Continental Ice Body in Dobsina Ice Cave (Slovakia) - Part II. - Results of chemical and isotopic study

2nd International Workshop on Ice Caves - Proceedings - Demänovská Dolina Slovak Republic, May 8-12, 2006, p. 29-37, 2007

H.B. Clausen, S.B. Hansen, L.B. Larsen, M.-L. Siggaard-Andersen, J. Sjolte and S.C. Lundholm
Ice and Climate, The Niels Bohr Institute, Juliane Maries Vej 30, DK-2100 Copenhagen, Denmark
K. Vrana
HYDEKO-KV, Planckova 4, 851 01 Bratislava, Slovakia.
J. Baker
SELOREEIG, Saffierstraat 101c, 1074 GP Amsterdam, The Netherlands.


ABSTRACT.
This contribution continues information given in the workshop presentation K. Vrana et al. (2007) "Continental ice body in Dobsina Ice Cave (Slovakia) - Part I. - project and sampling phase of isotopic and chemical study".
The main goal of this project is to investigate climatic and environmental chanhes by detailed study of continental cave ice using isotopic methods and methods of chemical analysis.
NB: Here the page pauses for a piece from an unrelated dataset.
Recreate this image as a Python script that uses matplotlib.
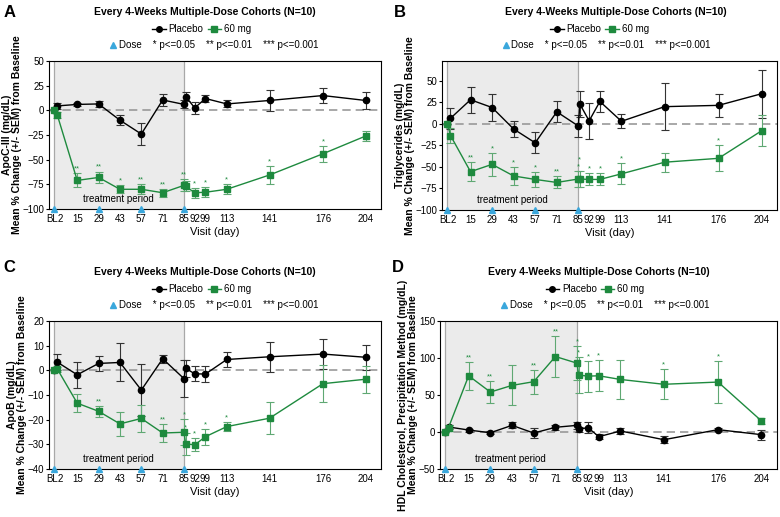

According to existing knowledge we supposed that cores of cave ice from Dob?in? Ice Cave could add new information to the Holocene climate record of continental Europe. There are very only records of continental ice of similar type. Changes of climate are closely related to changes in the environment, so project results are supposed to be interesting from an ecological point of view, as well.
The Dobsina ice body represents a dynamic system at a temperature close to the pressure melting point. The formation of the cave ice by various processes, like seeping and dripping groundwater, melting, refreezing, sublimation, condensation and evaporation, has formed the ice into a laminated block of frozen groundwater. Since the cave was discovered in 1870, comparison between old photos and drawings from the old times, and actual observations show that the distance from the ice surface at the Great Hall to the ceiling of the cave has been almost unchanged, meaning that the cave ice has been in a state of equilibrium for the last one and a half centuries.
The ice of the Dobsina Ice Cave provides a unique opportunity to study a climatic record preserved in a continental European setting. The study encompasses continuous stable isotope (2H and 18O) and chemically analyses performed on samples from vertically drilled ice cores. The stable isotope (δD, δ18O) records are obtained by mass-spectrographic measurements. The chemical analyses include the water soluble ions: Na+, K+, NH4+, Mg2+, Ca2+, F-, Cl-, NO3- and SO42-, and the concentration levels are determined by ion chromatographic measurements. For crystal size determination several thin sections have been taken along the ice cores and the crystal sizes recorded.
A prerequisite for using the stable isotope and the chemical records in palaeo-climatic studies is a time scale, a depth-age relationship for the ice core. A simple time scale for the cave ice has been established based on 14C dating of a bat buried in the ice, and transported by the internal movement of the ice, from the surface at the Great Hall to the finding place in the ceiling of the Ruffiny's Corridor, 2.9 m above the bottom of the ice.
The interpretation of the stable isotope records in the sense of climatic information is not straight forward because the isotope ratios are affected by the high temperature and isotopic fractionation processes occur due to different processes like evaporation, melting and refreezing. Also the chemical components are affected by various processes like re-crystallisation and removal of easy water soluble components from the ice.
The stable isotope ratios and the concentration levels of the chemical components in the laminated frozen ice body are compared with today's precipitation values from the region of the ice cave. The stable isotope ratios and the chemical data are compared to the crystal size and the visual stratigraphy determined by light transmission.